Já Cora Coralina (1889-1985), em “Poemas dos Becos de Goiás e Estórias Mais” descreve os becos e o lixo de sua cidade. Cora trabalha o lixo como realidade social, ela que conviveu com pessoas pobres, humildes, catadores, lavadeiras, mulheres simples. Para ela o lixo é lugar de luta. Espaço onde vivem os que lidam com resíduos, restos e sobras. Cora cresceu observando as vielas, quintais e ruas de Goiás. O lixo lhe traz restos de vidas, histórias silenciadas, fragmentos do passado. Em “Do Beco da Vila Rica”, Cora canta as “galinhas mortas, fedorentas apodrecendo aos deus-dará”; os gatos mortos; os monturo onde se amontoam badulaques: botas, trabuco, gibão de couro, sapatos velhos, bacias, potes, panelas, balaios, gamelas e outras “furadas serventias”. Pairando sobre o lixo, mosquitos, muriçocas, borrachudos e de repente, na cheiração ardida, brotam flores, bonitas amarelas, roxas, solferinas, vagabundas e desprezadas.
Pensando nesses poetas-bichos que procuram trilhas poéticas no lixo, escrevi o poema
“Bicho Esquisito”:
Poeta é cão perdigueiro
Farejando tudo:
Até no lixo
Encontra cascos de estrela.
Poeta é inseto de antena,
Captando sons,
Imagens,
Mensagens telepáticas.
Poeta vive procurando rastros,
Códigos cifrados,
Hieróglifos em rosetas.
Poeta vive deixando trilhas,
Caindo em armadilhas,
Desvencilhando-se de teias.
Poeta vive catando sinais,
Atento a gestos, a gosmas,
A gemidos no vento.
Poeta é bicho esquisito,
Meio cachorro,
Meio mosquito
E com mania de perseguição.
Há também o lixo espiritual.
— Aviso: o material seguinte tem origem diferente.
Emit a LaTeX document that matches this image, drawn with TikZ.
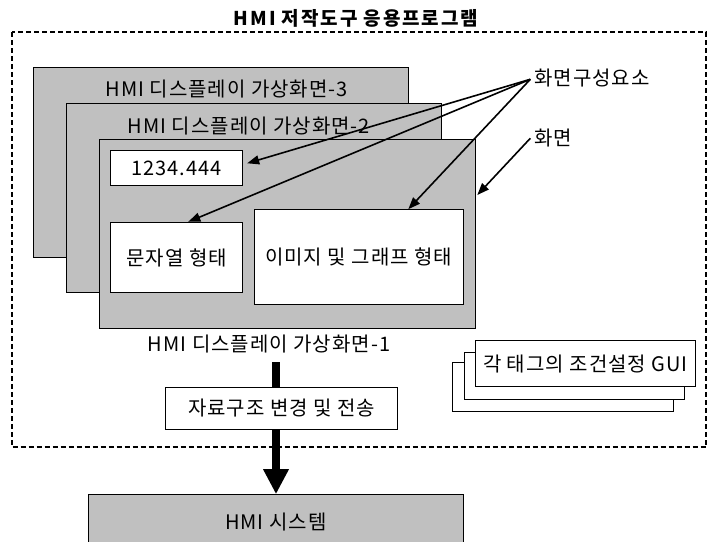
\documentclass[tikz,border=0pt]{standalone}
\usepackage{fontspec}
\setmainfont{Noto Sans CJK KR}[LetterSpace=5]
\newfontfamily\titlefont{Noto Sans CJK KR}[LetterSpace=10]
\usetikzlibrary{arrows.meta,calc}
\definecolor{boxgray}{HTML}{C0C0C0}
\tikzset{
  gbox/.style={draw=black, fill=boxgray, line width=1pt, rectangle, inner sep=0pt},
  wbox/.style={draw=black, fill=white, line width=1pt, rectangle, inner sep=0pt},
  lbl/.style={inner sep=0pt, font=\fontsize{20}{23}\selectfont},
  thinarrow/.style={line width=1.6pt, -{Triangle[length=12pt,width=9pt]}},
}
\begin{document}
\begin{tikzpicture}[x=1pt,y=-1pt]
\clip (0,0) rectangle (717,541);
\fill[white] (0,0) rectangle (717,541);
% title
\node[inner sep=0pt, font=\titlefont\fontsize{19}{22}\selectfont\bfseries] (title) at (356,18) {HMI 저작도구 응용프로그램};
% dashed frame
\draw[line width=2.2pt, dash pattern=on 5pt off 3pt] (11.7,32.3) rectangle (706.3,447.3);
% screens
\node[gbox, minimum width=375pt, minimum height=189.6pt] (s3) at (220.8,162.5) {};
\node[lbl] (l3) at (226.7,89) {HMI 디스플레이 가상화면-3};
\node[gbox, minimum width=375.3pt, minimum height=189.4pt] (s2) at (254.3,198) {};
\node[lbl] (l2) at (248.8,126) {HMI 디스플레이 가상화면-2};
\node[gbox, minimum width=376pt, minimum height=189.3pt] (s1) at (287.3,233.7) {};
\node[lbl] (l1) at (269,344) {HMI 디스플레이 가상화면-1};
% elements
\node[wbox, lbl, minimum width=132pt, minimum height=35.3pt] (num) at (176.7,168.3) {1234.444};
\node[wbox, lbl, minimum width=132pt, minimum height=70.4pt] (str) at (176.7,257.5) {문자열 형태};
\node[wbox, lbl, minimum width=209.3pt, minimum height=95pt] (img) at (358.7,257.2) {이미지 및 그래프 형태};
% labels on right
\node[lbl, anchor=west] (el) at (534,78) {화면구성요소};
\coordinate (pe) at (530.3,79.3);
\node[lbl, anchor=west] (sc) at (534,138) {화면};
\coordinate (ps) at (530.3,138.3);
\draw[thinarrow] (pe) -- ([yshift=5pt,xshift=4pt]num.east);
\draw[thinarrow] (pe) -- ([xshift=11.6pt]str.north);
\draw[thinarrow] (pe) -- ([xshift=49.6pt]img.north);
\draw[thinarrow] (ps) -- ([yshift=38.7pt,xshift=1.5pt]s1.east);
% GUI stacked boxes
\node[wbox, minimum width=221pt, minimum height=48.3pt] (g3) at (563.2,386.9) {};
\node[wbox, minimum width=220.3pt, minimum height=46.6pt] (g2) at (574.2,376) {};
\node[wbox, lbl, minimum width=219.8pt, minimum height=46pt] (g1) at (585.4,363.7) {각 태그의 조건설정 GUI};
% conversion box and system
\node[wbox, lbl, minimum width=232pt, minimum height=42pt] (conv) at (281.7,408.3) {자료구조 변경 및 전송};
\node[gbox, lbl, minimum width=375pt, minimum height=54pt] (sys) at (275.8,521.7) {HMI 시스템};
\coordinate (t1) at (276,362);
\draw[line width=8.7pt] (t1) -- (t1 |- conv.north);
\draw[line width=8.7pt, -{Triangle[length=25pt,width=24pt]}] (t1 |- conv.south) -- (t1 |- sys.north);
\end{tikzpicture}
\end{document}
Somos donos de fazer do nosso coração um sótão, um antro, um monturo de lixo: o lixo-ódio, o lixo-falta de perdão, o lixo-luxúria e ilusão. Eu, quando percebo, estou com o coração dolorido e abarrotado de trastes e poeira. Saio de dentro de mim, confesso e tenho a impressão de que fiquei limpa como um punhado de neve. Tenho certeza de que todo o lixo foi varrido. Coloco um jarro de rosas no meio dos meus sentimentos. Mas não tem jeito, as rosas fenecem com cheiro forte, eu entro e começo a sujar tudo de novo.
Não será chegada a hora da humanidade fazer uma reciclagem do lixo? Esse processo de transformar materiais em novos produtos? Ressignificar tudo? Ter a esperança de que as pessoas excluídas podem encontrar seu caminho? Uma atualização cultural, moral e espiritual para sobrevivermos, para não nos atolarmos no lixo?